PrintE-mail Written by Paul Mount

Monstro! Review

Review: Monstro! / Cert: 18 / Director: Stuart Simpson / Screenplay: Stuart Simpson / Starring: Norman Yemm, Nelli Scarlet, Kyrie Capri, Karli Madden, Kate Watts / Release Date: October 22nd

Beretta, Snowball and Blondie, three murderous “crazy vixens” take refuge amongst a small Australian beachside community and party hard, resisting local advice to stay out of the water. They corrupt seventeen year-old Hanna (Capri) who lives next door with her crippled Granddad (Yemm) and, as they sleep through a drugs and alcohol fuelled hangover, something nasty and tentacled is awoken by their raucous activities and feasting gruesomely on the remaining local fishermen before turning its attention back towards the shore…

Monstro, written and directed by Stuart Simpson, is a stunning and accomplished homage to grindhouse cinema, 1970s independent exploitation movies and good old-fashion B-movie monster flicks. This is ‘creature from beneath the sea’ stuff, its shambolic monster being accomplished purely (and cheaply) by practical effects and buckets of blood and there’s no stinting on the gore and violence - heads and limbs are ripped from bodies, bodies are eviscerated, faces are torn off. It’s all deliciously cheesy and lo-fi and the film just oozes sleaziness as our girls happily dispatch their own victims with throat-slitting glee before indulging in an orgy of booze and drugs and ill-advised midnight dips.

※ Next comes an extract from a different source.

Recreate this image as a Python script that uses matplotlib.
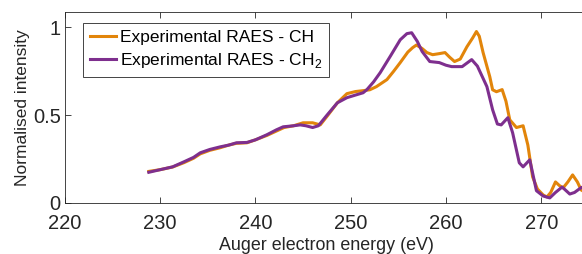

Simpson’s direction is as tight as his script is economic. He effortlessly builds up the tension as we wait for the creature to rise up from the deep and he teases us with shots of tentacles writhing through the water and rising up to claim another hapless victim before giving us what we’ve been waiting for with an all-out attack by the whole creature, complete with gaping maw and gnashing teeth and a desperate battle for survival as Hannah and the remaining hellcats fight against a thrashing, unstoppable, inhuman monster.

Monstro has got cult status written right through it and it’s yet another classy example of how cheap indie cinema is running rings around the Hollywood studio system at the moment. Absolutely labour-of-love stuff from start to finish, this has a verve and energy you just don’t find in your summer tent pole movies and, at seventy-odd minutes, it just gets in, gets on with it, gets the story told and the job done. Irresistibly enjoyable and gloriously tacky, Monstro is unmissable if you’re in the mood for some old school monster mayhem laced with scuzzy, lowlife bloody thrills.

Extras: Short films, behind the scenes, deleted scenes, trailer.